# Two new cockatiels...one won't eat, both won't drink



## NYBadshah1 (Jul 5, 2009)

I got two cockatiels yesterday. I've noticed that one isn't eating at all (when I came back today it had looked like he had tried to eat feces). And I've never seen any of them drink. The food/water bins are full and uncovered and in an easy to reach place. Even when I put the second one next to the food bin, he walks away. Both walk away from the water. 

The food is the exact same food the breeder/pet store used to feed them. I wanted to keep them on that diet for a few weeks before switching them to a different type of seeds.

Any advice on how to get them to eat/drink? Thanks so much!


----------



## Peanutbutter (Jun 29, 2009)

Its not usual. Give them time. Chances are they are at least drinking when you are out of sight... and they will come around to eating soon too.

Try hanging a spray of millet in the cage... thats temptation (and its easy to see evidence of eating too).

Congrats!


----------



## Di_dee1 (Feb 20, 2009)

G'day again. Cockatiels can go up to 3 days without eating or drinking while settling in, Many report this happening. They are getting used to a new situation. They will be fine. Eating feaces can be a sign of mineral deprivaton......SUSANNNNEEEEEEE, others more knowlegable than me, we need you here.


----------



## srtiels (May 1, 2009)

OK....As Peanutbutter suggested clipping some millet close to where they are perching is a good temptation to eat.

You might ask the person whom you got the birds from where their food and water bowls were located. As to myself when I am weaning out babies I will place the food and water dishes, greens etc. on the cage floor.

Cockatiels do not drink much...just a few sips a day. if the water gets dirty from food from the seed dish, this could have been remaining seed/hulls on their beaks when they went to take a sip if water. If you are feeding seed you can blow on the seed bowl to see if any seed hulls fly out.

Keep fresh paper in the cage tray to monitor poop. If they are pooping they are eating.

All the changes (sale, new location, new environment) are stress. Many times tiels will deal with this by eating their droppings. The water soluble nutrients from anything they eat are not stored in the body. As they pass thru the digestive track some are absorbed but most are excreted from the body. The best way that a tiel replentishes these lost nutrients is by eating the droppings. What you can do is get some Brewers Yeast from a health food store (there are several mfg., but all are good brands) and sprinkle on any foods your tiels will eat for about a week. it is a good suppliment, and can be used once a week when they are settled in. But in the meantime it will also help with stress from all the new changes.


----------



## Renae (Feb 9, 2008)

You got excellent advice.. congrats on your two new 'tiels.


----------



## olive juice (Mar 30, 2009)

Are the birds tame?

It's perfectly normal for new birds to avoid food and water while they're settling in. When I got Echo, though, he allowed me to feed him some seeds and pellets out of my hand. It wasn't much but it made me feel much better, and less like he was suffering in any way.
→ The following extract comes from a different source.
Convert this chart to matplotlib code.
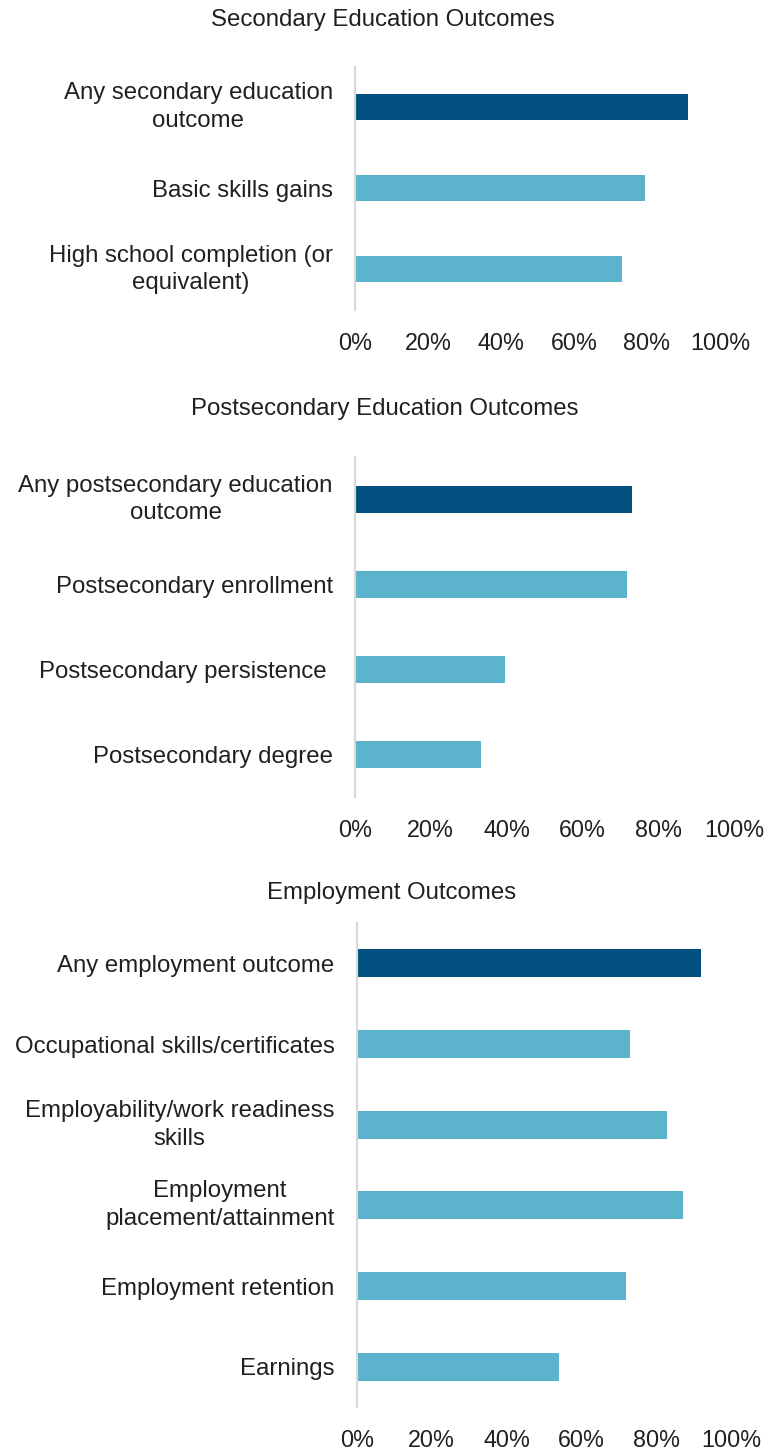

Your birds won't starve. They'll eat once they feel comfortable. In the meantime, try your hardest to keep their environment stress-free. Congrats on the new birds.


----------



## prettybirds (Jul 16, 2009)

Brewer's yeast, is that the same as yeast used in making bread?


----------



## srtiels (May 1, 2009)

_*Brewer's yeast, is that the same as yeast used in making bread?*_
*------------------------------*

No, it is a nutritional supplement. Humans can use it too, on salads, eggs, soups, whatever.


----------



## NYBadshah1 (Jul 5, 2009)

Hey guys, thanks for the advice. I wrote that post before I went out for dinner. After I got back, I noticed them both at the food bin and eating, and then scurrying over to the water bin to drink. In fact, they're both eating right now . I think the stresses had something to do with it. Also, what didn't really help is that they had two cages in two days.


----------



## xxxSpikexxx (Jul 30, 2007)

Glad to hear that they are starting to settle in  Congrats on your new tiels


----------